Certes, le président russe ne s'est pas déplacé en Egypte pour se promener et se distraire. Il a dans son cartable des propositions concernant le rejet du dollar et l'usage des deux monnaies, la russe et l'égyptienne, dans les échanges commerciaux entre les deux pays. Il y a une forte présence de la nécessité d'arriver à une solution en Syrie, surtout que la Russie et l'Egypte parrainent, chacune de son côté, des négociations à ce sujet entre les partie du conflit interne syrien. Il y a également des discussions concernant l'armement qui sont liées ou non à l'accord signé en septembre par les deux pays et portant sur l'achat d'armes russes à environ quatre milliards de dollars que le Royaume saoudite s'est engagée de payer avant que toute l'affaire ne soit plus ou moins oubliée. Il y a aussi un accord concernant la construction par la Russie d'une centrale nucléaire dans la localité "Dhab'a" en Egypte.

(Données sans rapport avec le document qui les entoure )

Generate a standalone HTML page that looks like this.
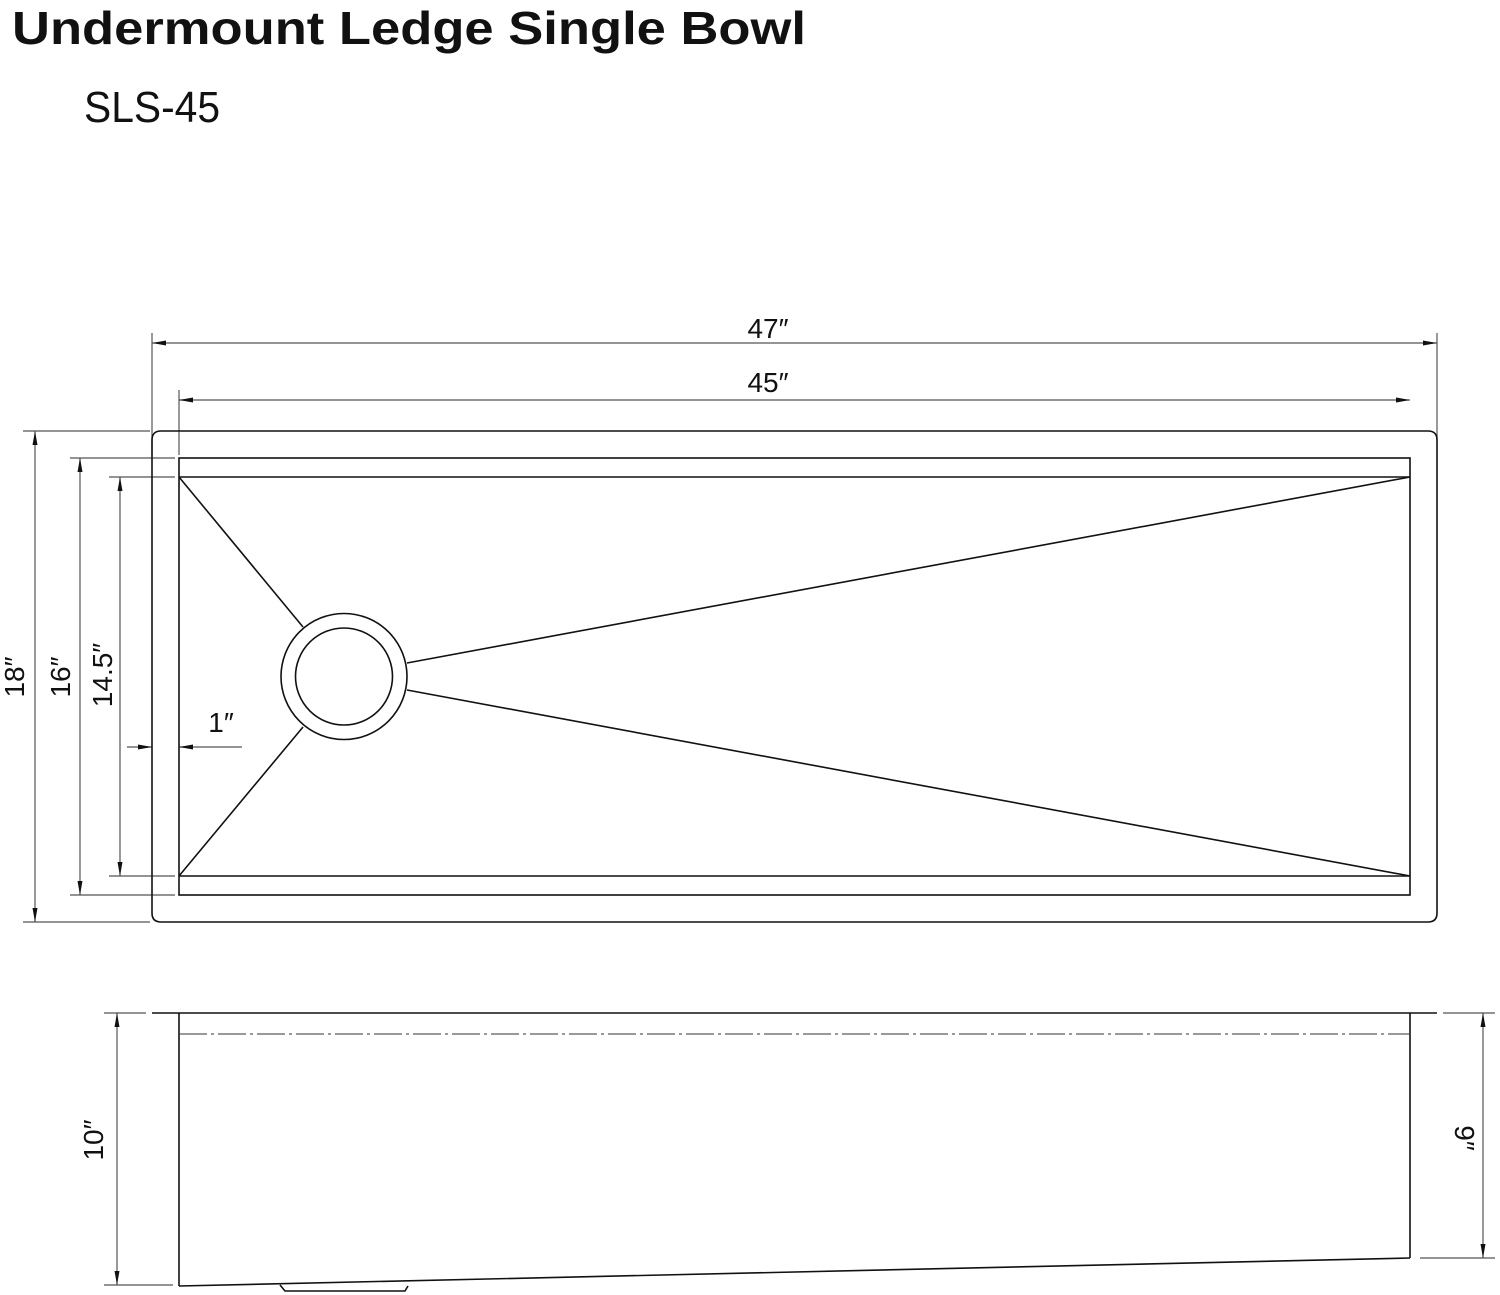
<!DOCTYPE html>
<html><head><meta charset="utf-8"><style>
html,body{margin:0;padding:0;background:#fff;}
svg{display:block;}
text{font-family:"Liberation Sans",sans-serif;fill:#111;}
</style></head><body>
<svg width="1500" height="1295" viewBox="0 0 1500 1295" xmlns="http://www.w3.org/2000/svg">
<defs>
<marker id="a" markerWidth="14" markerHeight="8" refX="14" refY="4" orient="auto-start-reverse" markerUnits="userSpaceOnUse">
<path d="M0,1.5 L14,4 L0,6.5 Z" fill="#111"/></marker>
</defs>
<text x="12" y="44" font-size="46" font-weight="bold" textLength="794" lengthAdjust="spacingAndGlyphs">Undermount Ledge Single Bowl</text>
<text x="84" y="122" font-size="44" textLength="136" lengthAdjust="spacingAndGlyphs">SLS-45</text>

<g stroke="#555" stroke-width="1.2" fill="none">
<line x1="152" y1="333" x2="152" y2="455"/>
<line x1="1437" y1="333" x2="1437" y2="440"/>
<line x1="179" y1="390" x2="179" y2="455"/>
<line x1="23" y1="431" x2="150" y2="431"/>
<line x1="23" y1="922" x2="150" y2="922"/>
<line x1="70" y1="458" x2="175" y2="458"/>
<line x1="70" y1="895" x2="175" y2="895"/>
<line x1="109" y1="477" x2="175" y2="477"/>
<line x1="109" y1="876" x2="175" y2="876"/>
<line x1="152" y1="343" x2="1437" y2="343" marker-end="url(#a)" marker-start="url(#a)"/>
<line x1="179" y1="400" x2="1410" y2="400" marker-end="url(#a)" marker-start="url(#a)"/>
<line x1="35" y1="431" x2="35" y2="922" marker-end="url(#a)" marker-start="url(#a)"/>
<line x1="80" y1="458" x2="80" y2="895" marker-end="url(#a)" marker-start="url(#a)"/>
<line x1="120" y1="477" x2="120" y2="876" marker-end="url(#a)" marker-start="url(#a)"/>
<line x1="127" y1="747" x2="152" y2="747" marker-end="url(#a)"/>
<line x1="242" y1="747" x2="179" y2="747" marker-end="url(#a)"/>
<line x1="104" y1="1013" x2="146" y2="1013"/>
<line x1="104" y1="1285" x2="173" y2="1285"/>
<line x1="117" y1="1013" x2="117" y2="1285" marker-end="url(#a)" marker-start="url(#a)"/>
<line x1="1443" y1="1013" x2="1495" y2="1013"/>
<line x1="1420" y1="1258" x2="1495" y2="1258"/>
<line x1="1483" y1="1013" x2="1483" y2="1258" marker-end="url(#a)" marker-start="url(#a)"/>
</g>
<g stroke="#111" stroke-width="1.6" fill="none">
<path d="M161,431 H1428 Q1437,431 1437,440 V913 Q1437,922 1428,922 H161 Q152,922 152,913 V440 Q152,431 161,431 Z"/>
<rect x="179" y="458" width="1231" height="437"/>
<line x1="179" y1="477" x2="1410" y2="477"/>
<line x1="179" y1="876" x2="1410" y2="876"/>
<line x1="179" y1="477" x2="303" y2="627"/>
<line x1="179" y1="876" x2="303" y2="727"/>
<line x1="407" y1="663" x2="1410" y2="477"/>
<line x1="407" y1="690" x2="1410" y2="876"/>
<circle cx="344" cy="676.5" r="63" fill="#fff"/>
<circle cx="344" cy="676.5" r="48.5"/>
<line x1="152" y1="1013" x2="1437" y2="1013"/>
<line x1="179" y1="1013" x2="179" y2="1286"/>
<line x1="1410" y1="1013" x2="1410" y2="1258"/>
<line x1="179" y1="1286" x2="1410" y2="1258"/>
<path d="M280,1285 L285,1291 H405 L408,1286"/>
</g>
<line x1="179" y1="1034" x2="1410" y2="1034" stroke="#333" stroke-width="1" stroke-dasharray="28,4,3,4"/>

<text x="768" y="338" font-size="28" text-anchor="middle">47″</text>
<text x="768" y="392" font-size="28" text-anchor="middle">45″</text>
<text x="221" y="732" font-size="28" text-anchor="middle">1″</text>
<text transform="translate(24,677) rotate(-90)" font-size="28" text-anchor="middle">18″</text>
<text transform="translate(70,677) rotate(-90)" font-size="28" text-anchor="middle">16″</text>
<text transform="translate(112,675) rotate(-90)" font-size="28" text-anchor="middle">14.5″</text>
<text transform="translate(103,1140) rotate(-90)" font-size="28" text-anchor="middle">10″</text>
<text transform="translate(1455,1138) rotate(90)" font-size="28" text-anchor="middle">9″</text>
</svg>
</body></html>
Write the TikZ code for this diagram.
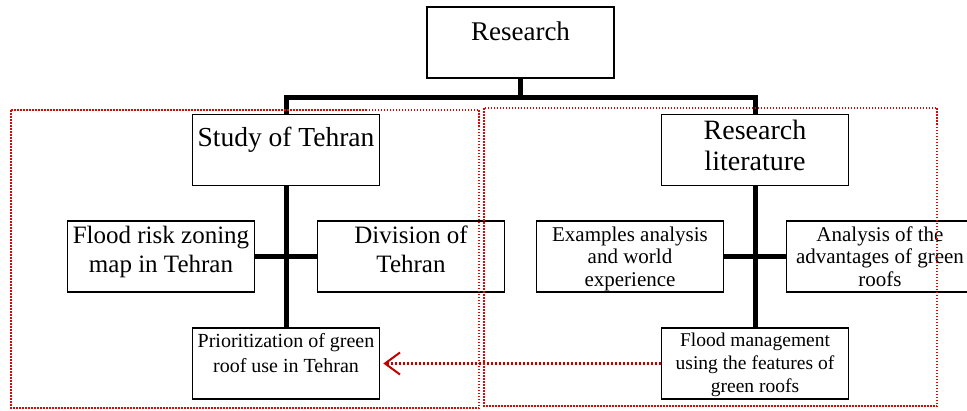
\documentclass[tikz,border=0pt]{standalone}
\usepackage{fontspec}
\setmainfont{Liberation Serif}
\usetikzlibrary{arrows.meta}
\definecolor{grpred}{RGB}{215,10,10}
\definecolor{arrred}{RGB}{195,0,0}
\tikzset{
  box/.style={draw, line width=1.6pt, minimum width=187pt, minimum height=71pt, inner sep=0pt},
  txt/.style={anchor=north, inner sep=0pt, align=center},
  conn/.style={line width=5pt},
  grp/.style={draw=grpred, line width=1.5pt, dash pattern=on 1.5pt off 1.5pt},
}
\begin{document}
\begin{tikzpicture}[x=1pt,y=-1pt]
\useasboundingbox (0,0) rectangle (967,410);
\clip (0,0) rectangle (967,410);
% boxes
\node[box] (research) at (520.5,42.5) {};
\node[box] (study) at (286,150) {};
\node[box] (flood) at (161,256.5) {};
\node[box] (division) at (411,256.5) {};
\node[box] (prior) at (286,363.5) {};
\node[box] (lit) at (755,150) {};
\node[box] (examples) at (630,256.5) {};
\node[box] (analysis) at (880,256.5) {};
\node[box] (fmgmt) at (755,363.5) {};
% texts
\node[txt, font=\fontsize{27}{29}\selectfont] (researchT) at (520.5,21.5) {Research};
\node[txt, font=\fontsize{27.5}{29}\selectfont] (studyT) at (286,126.5) {Study of Tehran};
\node[txt, font=\fontsize{25}{29}\selectfont] (floodT) at (161,226) {Flood risk zoning\\map in Tehran};
\node[txt, font=\fontsize{25}{29}\selectfont] (divisionT) at (411,226) {Division of\\Tehran};
\node[txt, font=\fontsize{20}{25}\selectfont] (priorT) at (286,333) {Prioritization of green\\roof use in Tehran};
\node[txt, font=\fontsize{28}{31}\selectfont] (litT) at (755,120) {Research\\literature};
\node[txt, font=\fontsize{21}{22.5}\selectfont] (examplesT) at (630,226.5) {Examples analysis\\and world\\experience};
\node[txt, font=\fontsize{21}{22.5}\selectfont] (analysisT) at (880,226.5) {Analysis of the\\advantages of green\\roofs};
\node[txt, font=\fontsize{19.5}{23}\selectfont] (fmgmtT) at (755,332.5) {Flood management\\using the features of\\green roofs};
% connectors
\coordinate (bar) at (520.5,97);
\draw[conn] (research.south) -- (bar);
\draw[conn] (study.north) -- (study.north |- bar) -- (lit.north |- bar) -- (lit.north);
\draw[conn] (study.south) -- (prior.north);
\draw[conn] (flood.east) -- (division.west);
\draw[conn] (lit.south) -- (fmgmt.north);
\draw[conn] (examples.east) -- (analysis.west);
% dotted arrow
\draw[arrred, line width=2.2pt, dash pattern=on 2pt off 2pt, shorten >=3pt,
  -{Straight Barb[length=15pt,width=22pt,line width=2pt]}] (fmgmt.west) -- (prior.east);
% red dotted groups
\draw[grp] (11,110) rectangle (479,408);
\draw[grp] (484,108) rectangle (937,406);
\end{tikzpicture}
\end{document}
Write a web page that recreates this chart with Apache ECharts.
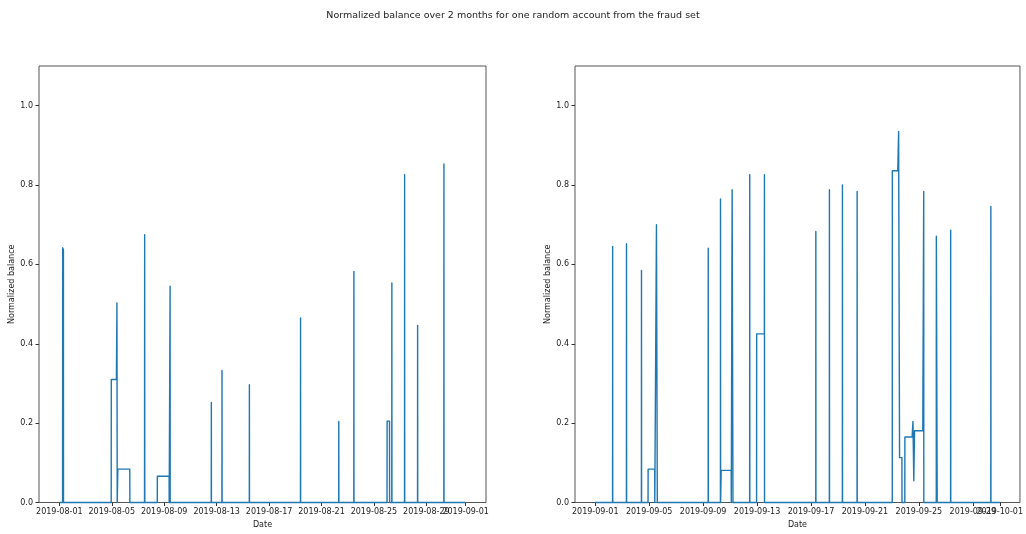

Et il y a surtout et avant tout une tentative de Poutine visant à faire revenir l'Egypte à sa place perdue en tant que le plus grand pays arabe et l'un des plus grands pays capables de jouer un rôle de poids quant à déterminer les sort des peuples du tiers-monde et du monde islamique. Il est naturel que ce retour ne soit possible qu'à travers son combat contre le terrorisme. Non à la manière de la lutte équivoque contre le terrorisme par la Coalition des puissances hégémoniques, mais par l'unification des fronts à partir du Sud-Liban jusqu'au Sinaï, en passant par le Golan, la Cisjordanie, Gaza et les frontières jordaniennes qui devraient faire partie de ces fronts.
Il n'est pas possible de deviner ce qu'allait être la position de Sissi. Toutefois, le salut de l'Egypte dépendra du rôle qu'elle jouera dans la lutte contre l'axe de l'hégémonie israélo-américain.